Le projet Maison Soustraire est né d’une expérience radicale de réduction d’objets du quotidien menée par Mathilde Pellé dans son appartement, à Saint-Étienne. Pendant huit semaines, deux tiers de la matière des cent douze objets occupant le lieu ont été retirés ou transformés de manière à interroger leur nécessité, leur matérialité et leur impact. Dans cet environnement dépouillé, reconstitué ici pour les visiteur·euses, la designer aborde frontalement les enjeux de sobriété.
Mathilde Pellé a abandonné tout superflu. Elle a soustrait les pieds et le dossier du canapé, le bois qui cache la structure de l’étagère, les portes et les panneaux du placard, la structure du lit, la colonne en céramique de l’évier, le revêtement de la baignoire, le rembourrage de la chaise ; elle a éliminé les couverts et les ustensiles de cuisine jusqu’au strict nécessaire. Doit-on y voir une bifurcation radicalement décroissante ? une dissection de tout ce qui est inutile ? une recherche de l’indispensable ? une attaque dans la chair du matérialisme ? Dans cette expérience, Mathilde Pellé a vécu dans, ou plutôt avec ces soustractions domestiques : elle était alors designer, chercheuse et habitante à la fois.

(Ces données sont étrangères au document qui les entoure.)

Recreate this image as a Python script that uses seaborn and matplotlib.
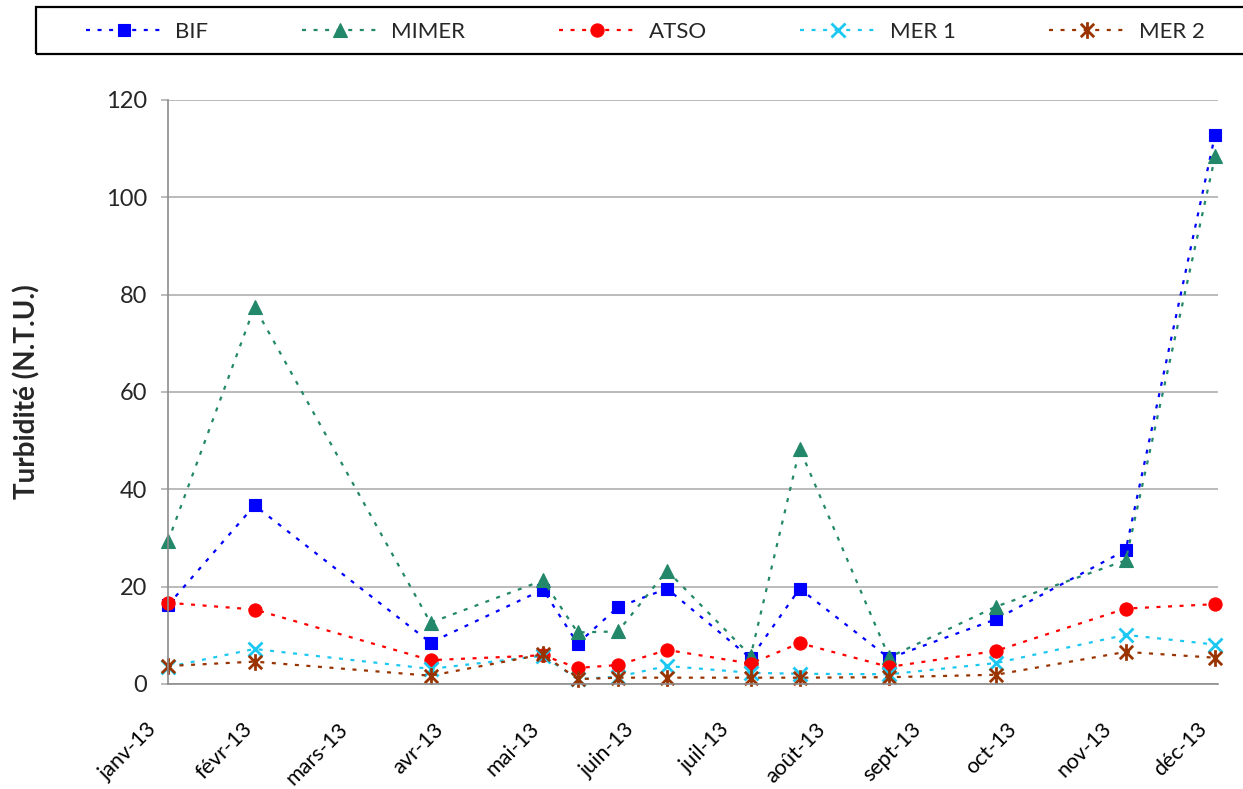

Designer parce qu’elle travaille sur les formes des objets et des agencements. En soustrayant, elle remet en cause les formes et les matières issues de décisions liées aux standards, aux coûts, aux logiques de production et du marché imposées par les logiques industrielles. En soustrayant, elle propose une matérialité a minima, éliminant tout superflu. Chercheuse ensuite, parce que chaque objet a été identifié, suivi et documenté tout au long du processus, de l’achat à son usage – en même temps que chaque habitude ou geste. Habitante enfin, parce qu’elle a reconfiguré ses propres interactions. La fragilité d’une fourchette lui enseigne, par exemple, la délicatesse de l’acte nourricier. Par une immersion intimiste dans l’espace ainsi transformé, Meublé, le film de Jean-Baptiste Warluzel révèle d’autant les gestes et ajustements qui accompagnent le dépouillement de Mathilde Pellé.